## REQUIRED WORK:
Give again, exactly as written, the lines of the records below from the line with "Output the Python" to the line with "from plotly.subplots import make_subplots". Both end lines count; pictures do not.

## GIVEN INFORMATION:
- - - - -

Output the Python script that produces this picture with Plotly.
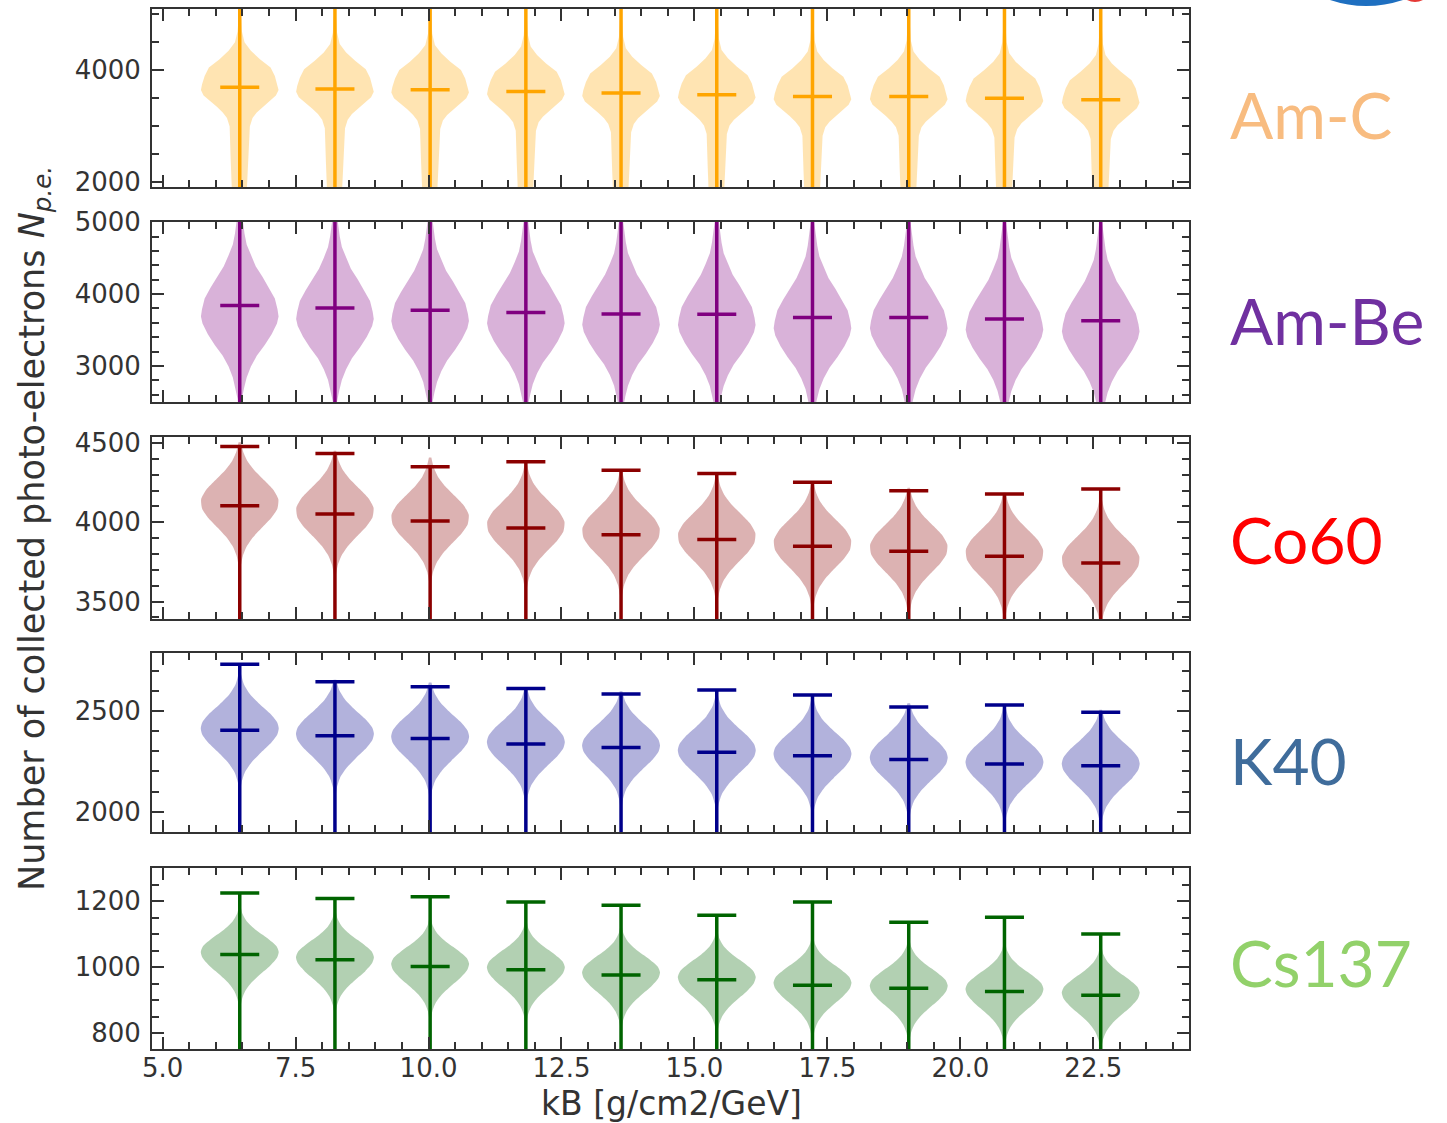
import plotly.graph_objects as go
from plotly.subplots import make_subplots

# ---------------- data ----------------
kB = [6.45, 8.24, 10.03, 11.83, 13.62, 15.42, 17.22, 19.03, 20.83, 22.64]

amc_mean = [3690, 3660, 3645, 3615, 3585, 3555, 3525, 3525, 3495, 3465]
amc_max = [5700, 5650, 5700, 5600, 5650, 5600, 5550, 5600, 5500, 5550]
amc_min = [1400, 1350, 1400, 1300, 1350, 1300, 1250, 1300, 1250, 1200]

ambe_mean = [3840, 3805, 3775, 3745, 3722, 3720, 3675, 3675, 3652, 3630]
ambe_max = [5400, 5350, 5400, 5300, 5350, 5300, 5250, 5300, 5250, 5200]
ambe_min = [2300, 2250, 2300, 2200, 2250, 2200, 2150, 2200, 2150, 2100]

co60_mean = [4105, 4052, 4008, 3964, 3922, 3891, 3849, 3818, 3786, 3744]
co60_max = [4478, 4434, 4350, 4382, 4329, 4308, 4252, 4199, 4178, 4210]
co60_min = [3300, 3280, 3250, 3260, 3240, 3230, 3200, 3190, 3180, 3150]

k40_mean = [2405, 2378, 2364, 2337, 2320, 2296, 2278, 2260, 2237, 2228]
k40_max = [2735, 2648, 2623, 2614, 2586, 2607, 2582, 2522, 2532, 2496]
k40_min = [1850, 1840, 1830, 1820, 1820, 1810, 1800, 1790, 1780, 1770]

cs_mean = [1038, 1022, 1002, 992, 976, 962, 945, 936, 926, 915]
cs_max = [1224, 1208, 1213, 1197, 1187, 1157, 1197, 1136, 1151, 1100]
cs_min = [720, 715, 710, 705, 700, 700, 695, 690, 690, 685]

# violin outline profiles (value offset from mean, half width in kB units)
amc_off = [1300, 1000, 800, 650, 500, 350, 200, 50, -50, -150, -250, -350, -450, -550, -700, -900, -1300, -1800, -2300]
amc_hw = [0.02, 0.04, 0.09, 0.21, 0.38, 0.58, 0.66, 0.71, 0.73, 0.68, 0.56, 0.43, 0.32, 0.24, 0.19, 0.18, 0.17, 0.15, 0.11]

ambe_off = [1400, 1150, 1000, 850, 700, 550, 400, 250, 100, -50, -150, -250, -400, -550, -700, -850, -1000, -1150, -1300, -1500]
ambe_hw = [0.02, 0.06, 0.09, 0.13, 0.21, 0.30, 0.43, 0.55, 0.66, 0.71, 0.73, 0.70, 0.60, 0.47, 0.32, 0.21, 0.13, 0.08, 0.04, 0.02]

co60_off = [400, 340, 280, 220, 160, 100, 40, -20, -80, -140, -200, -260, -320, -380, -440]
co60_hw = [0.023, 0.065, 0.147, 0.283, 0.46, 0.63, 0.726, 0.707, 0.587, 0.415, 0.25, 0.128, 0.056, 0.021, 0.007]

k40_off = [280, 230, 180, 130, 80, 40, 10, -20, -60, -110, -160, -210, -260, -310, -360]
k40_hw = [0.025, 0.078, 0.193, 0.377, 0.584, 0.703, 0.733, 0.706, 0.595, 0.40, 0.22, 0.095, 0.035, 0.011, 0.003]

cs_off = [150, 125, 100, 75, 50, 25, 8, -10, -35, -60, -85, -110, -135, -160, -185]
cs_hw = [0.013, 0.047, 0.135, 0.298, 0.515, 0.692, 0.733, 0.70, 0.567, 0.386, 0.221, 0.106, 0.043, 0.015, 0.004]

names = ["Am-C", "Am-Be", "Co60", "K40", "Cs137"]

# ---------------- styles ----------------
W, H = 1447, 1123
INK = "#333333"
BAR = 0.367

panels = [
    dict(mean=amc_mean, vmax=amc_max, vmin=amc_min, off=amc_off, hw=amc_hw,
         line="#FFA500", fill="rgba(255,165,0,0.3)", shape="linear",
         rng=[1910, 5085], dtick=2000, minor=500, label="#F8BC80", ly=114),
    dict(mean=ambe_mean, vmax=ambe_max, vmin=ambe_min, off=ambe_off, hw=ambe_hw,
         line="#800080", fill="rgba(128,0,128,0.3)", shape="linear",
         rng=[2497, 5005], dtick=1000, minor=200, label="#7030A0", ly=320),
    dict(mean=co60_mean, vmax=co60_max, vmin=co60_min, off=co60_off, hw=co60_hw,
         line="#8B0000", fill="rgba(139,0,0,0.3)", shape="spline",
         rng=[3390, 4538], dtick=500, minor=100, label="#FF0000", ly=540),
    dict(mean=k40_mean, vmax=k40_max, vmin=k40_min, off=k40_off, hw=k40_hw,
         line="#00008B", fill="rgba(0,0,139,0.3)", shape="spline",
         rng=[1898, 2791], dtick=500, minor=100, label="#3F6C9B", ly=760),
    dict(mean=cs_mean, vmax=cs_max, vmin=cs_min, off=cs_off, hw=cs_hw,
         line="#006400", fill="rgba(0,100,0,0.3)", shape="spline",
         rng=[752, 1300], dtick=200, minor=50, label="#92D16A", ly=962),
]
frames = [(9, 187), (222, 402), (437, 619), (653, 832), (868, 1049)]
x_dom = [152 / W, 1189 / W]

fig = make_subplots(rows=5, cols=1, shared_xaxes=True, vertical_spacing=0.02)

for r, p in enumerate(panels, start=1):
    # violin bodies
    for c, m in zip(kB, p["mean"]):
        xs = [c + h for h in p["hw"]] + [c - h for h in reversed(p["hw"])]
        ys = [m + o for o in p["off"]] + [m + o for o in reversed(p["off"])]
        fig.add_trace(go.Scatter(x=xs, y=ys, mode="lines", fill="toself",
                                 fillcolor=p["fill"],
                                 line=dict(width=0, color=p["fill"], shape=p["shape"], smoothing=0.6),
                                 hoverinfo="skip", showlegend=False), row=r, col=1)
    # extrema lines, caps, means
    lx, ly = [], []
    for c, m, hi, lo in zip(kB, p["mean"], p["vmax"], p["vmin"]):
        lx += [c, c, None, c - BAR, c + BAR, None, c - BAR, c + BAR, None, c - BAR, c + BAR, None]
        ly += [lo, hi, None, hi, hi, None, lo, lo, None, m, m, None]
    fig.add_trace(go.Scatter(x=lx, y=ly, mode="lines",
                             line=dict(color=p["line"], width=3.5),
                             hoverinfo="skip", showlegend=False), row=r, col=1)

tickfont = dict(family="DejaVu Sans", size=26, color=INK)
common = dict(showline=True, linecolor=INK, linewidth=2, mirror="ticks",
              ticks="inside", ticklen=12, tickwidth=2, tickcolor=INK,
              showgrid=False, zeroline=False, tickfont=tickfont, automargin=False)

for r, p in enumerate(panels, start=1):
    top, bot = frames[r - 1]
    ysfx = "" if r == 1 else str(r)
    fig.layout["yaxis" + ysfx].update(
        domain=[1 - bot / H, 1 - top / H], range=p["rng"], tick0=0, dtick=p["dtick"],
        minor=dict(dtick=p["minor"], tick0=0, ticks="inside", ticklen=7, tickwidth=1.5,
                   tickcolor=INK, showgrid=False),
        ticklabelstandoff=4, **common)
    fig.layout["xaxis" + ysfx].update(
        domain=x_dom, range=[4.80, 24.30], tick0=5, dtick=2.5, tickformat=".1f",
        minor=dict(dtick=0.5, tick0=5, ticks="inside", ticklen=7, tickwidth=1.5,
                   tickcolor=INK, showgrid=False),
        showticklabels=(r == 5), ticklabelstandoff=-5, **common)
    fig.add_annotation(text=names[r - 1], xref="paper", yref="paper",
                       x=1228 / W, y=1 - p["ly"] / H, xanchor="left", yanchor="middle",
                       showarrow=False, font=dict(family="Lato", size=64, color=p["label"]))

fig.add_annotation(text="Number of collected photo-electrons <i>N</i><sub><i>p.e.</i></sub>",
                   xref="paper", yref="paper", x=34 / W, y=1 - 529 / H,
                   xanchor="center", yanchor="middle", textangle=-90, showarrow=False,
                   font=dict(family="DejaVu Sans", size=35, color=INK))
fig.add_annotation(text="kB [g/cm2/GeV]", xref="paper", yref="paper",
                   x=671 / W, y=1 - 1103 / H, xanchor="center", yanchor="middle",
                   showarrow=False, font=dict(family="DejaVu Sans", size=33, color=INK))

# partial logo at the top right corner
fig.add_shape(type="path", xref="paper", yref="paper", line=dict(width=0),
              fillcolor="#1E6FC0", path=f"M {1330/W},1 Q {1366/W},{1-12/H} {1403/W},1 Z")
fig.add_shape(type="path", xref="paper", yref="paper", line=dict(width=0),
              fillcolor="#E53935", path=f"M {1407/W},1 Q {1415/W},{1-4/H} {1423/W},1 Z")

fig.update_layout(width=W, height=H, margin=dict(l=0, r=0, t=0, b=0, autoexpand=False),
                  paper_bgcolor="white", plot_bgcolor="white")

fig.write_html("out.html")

- - - - -

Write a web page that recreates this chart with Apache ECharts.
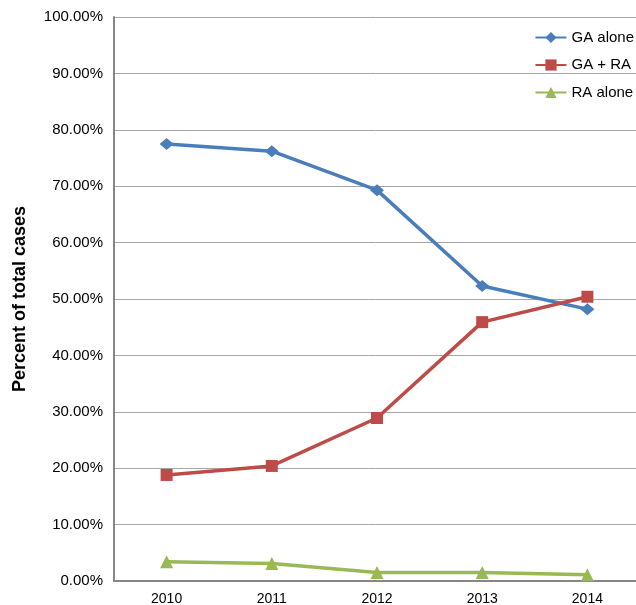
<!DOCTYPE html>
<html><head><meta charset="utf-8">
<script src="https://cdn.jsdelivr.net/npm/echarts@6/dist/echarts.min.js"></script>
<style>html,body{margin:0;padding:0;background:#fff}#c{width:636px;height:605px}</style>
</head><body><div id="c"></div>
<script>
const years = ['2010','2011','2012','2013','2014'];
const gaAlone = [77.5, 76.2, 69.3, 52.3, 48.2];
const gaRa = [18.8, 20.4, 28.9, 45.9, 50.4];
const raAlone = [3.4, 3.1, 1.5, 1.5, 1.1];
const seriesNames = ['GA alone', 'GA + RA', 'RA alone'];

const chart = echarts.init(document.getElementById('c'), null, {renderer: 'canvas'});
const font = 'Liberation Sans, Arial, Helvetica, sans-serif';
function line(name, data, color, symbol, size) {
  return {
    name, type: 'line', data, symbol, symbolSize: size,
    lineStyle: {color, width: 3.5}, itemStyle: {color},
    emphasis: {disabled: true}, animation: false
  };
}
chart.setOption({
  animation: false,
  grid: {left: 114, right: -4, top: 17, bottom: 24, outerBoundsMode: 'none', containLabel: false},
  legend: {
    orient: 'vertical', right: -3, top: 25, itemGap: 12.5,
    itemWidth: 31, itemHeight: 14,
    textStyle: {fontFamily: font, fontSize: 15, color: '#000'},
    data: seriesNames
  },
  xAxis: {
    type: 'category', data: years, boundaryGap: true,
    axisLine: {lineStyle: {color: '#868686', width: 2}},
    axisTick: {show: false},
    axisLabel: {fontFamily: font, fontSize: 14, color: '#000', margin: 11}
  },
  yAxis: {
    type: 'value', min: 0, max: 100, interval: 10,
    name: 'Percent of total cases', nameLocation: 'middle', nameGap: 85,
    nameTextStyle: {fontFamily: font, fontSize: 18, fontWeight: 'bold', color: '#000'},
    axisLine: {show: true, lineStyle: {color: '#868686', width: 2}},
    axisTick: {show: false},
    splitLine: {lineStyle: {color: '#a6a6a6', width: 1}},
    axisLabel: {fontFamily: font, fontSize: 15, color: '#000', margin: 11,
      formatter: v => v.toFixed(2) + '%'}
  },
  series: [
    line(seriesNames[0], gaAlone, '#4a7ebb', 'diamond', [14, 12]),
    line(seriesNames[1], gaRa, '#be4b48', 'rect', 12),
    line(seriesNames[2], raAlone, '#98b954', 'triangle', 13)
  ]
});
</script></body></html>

- - - - -

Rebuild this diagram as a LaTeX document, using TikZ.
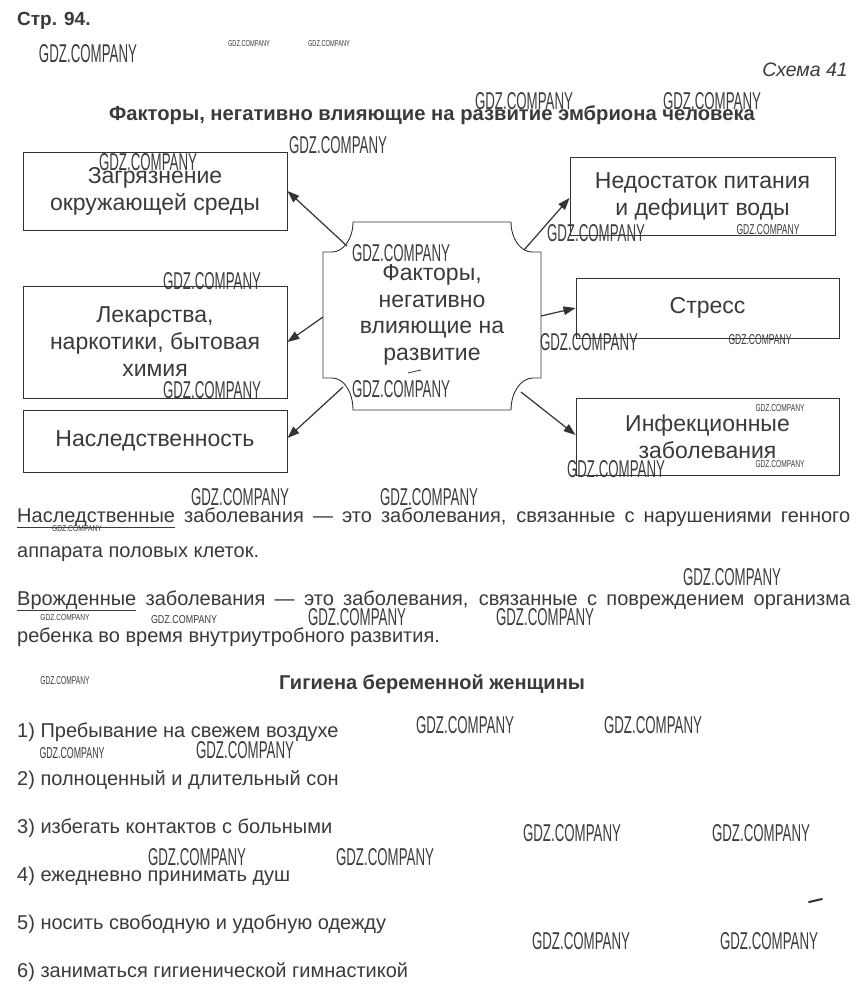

- - - - -

## FULL ANSWER:
Output the Python script that produces this picture with Plotly.
import plotly.graph_objects as go
from plotly.subplots import make_subplots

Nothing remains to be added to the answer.